Another practice seen in Agile implementations is the idea of working on features and projects serially verses in parallel, in essence reducing the need to multitask. The concept of a multitasking time penalty is real, and directly impacts the time-to-market metric of any company or business. To learn more about how serial product development can significantly improve your time to market, listen to the Benefits of Focused Work vs Multitasking podcast episode. Removing or reducing multitasking in a development team can easily improve time-to-market for feature development as high as 50%, if not even more.
Increased Productivity
Typically, increased productivity in teams and business comes from having a clearly defined backlog of features that are maintained in priority order at all times. This allows teams and business groups to focus on the most important need of the company or customer. It also helps eliminate what is termed “waste”, or work that provides no direct value or benefit. To learn more about waste elimination and how it can help, listen in to the podcast episode on Improving Results through Waste Elimination.
Another aspect of Agile that directly increases productivity is the constant feedback loops the various practices implement.
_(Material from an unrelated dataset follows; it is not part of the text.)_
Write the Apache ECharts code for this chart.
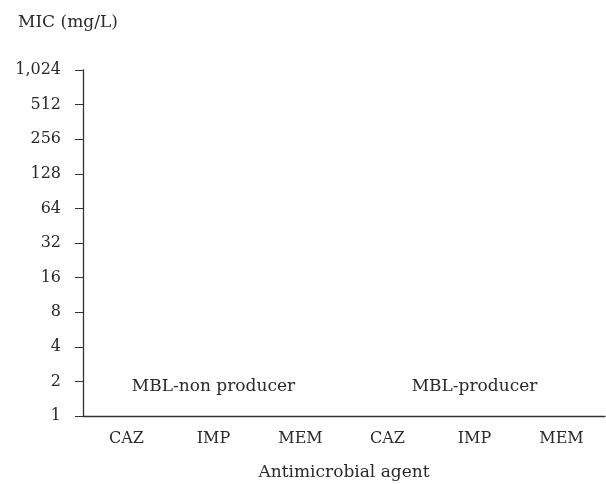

Whether it’s a post-mortem, retrospective, project wrap-up or daily stand-up escalation, feedback is consistent, fluid, and transparent encouraging teams and individuals to focus on the solutions and resolve issues quickly.
Measurement of productivity increase can easily be monitored via burn-up/burn-down indicators which are real-time visible to the teams doing the work, as well as management of the organization. The teams doing the work own the indicators, and directly control their tracking to their committed plan, which involves identifying and resolving issues that would prevent the completion of their planned work. By measuring the output of teams over a static development interval in place, a direct observation of increased productivity can be objectively observed.
Improvements in Quality
The last things business want to deal with is customers finding issues that negatively impact their customer base as well as their organization. Agile practices preach the identification of defects and bugs earlier in the product development process which in turn improves the overall quality of the product going out to their user base. There are several benefits of identifying and resolving issues earlier in product development, including reduced cost to fix the issues since future work is not interrupted, and keeping quality as a key pillar for a company to exemplify with their customer base.
Another area Agile helps support improved product quality is through the development practice of smaller functional features and end-to-end testing earlier in the process. By reducing features/requirements to small usable slices of the product, the teams themselves are able to test earlier simulating a user experience, and not just focusing on component and targeted tested which may not directly simulate how a user would intend to utilize the feature.
Indicators for defects, bugs, and customer complaints are fairly easy to track, and most companies already have processes in place to monitor these issues. Any improvement by changing over to an Agile process will easily be seen down the road through these existing indicators by watching customer issues decrease over time.
There are many other benefits to Agile implementations, however businesses should at least expect to achieve anywhere in the 10-75% improvement across employee morale, time-to-market, productivity, and quality by implementing and consistently supporting Agile practices.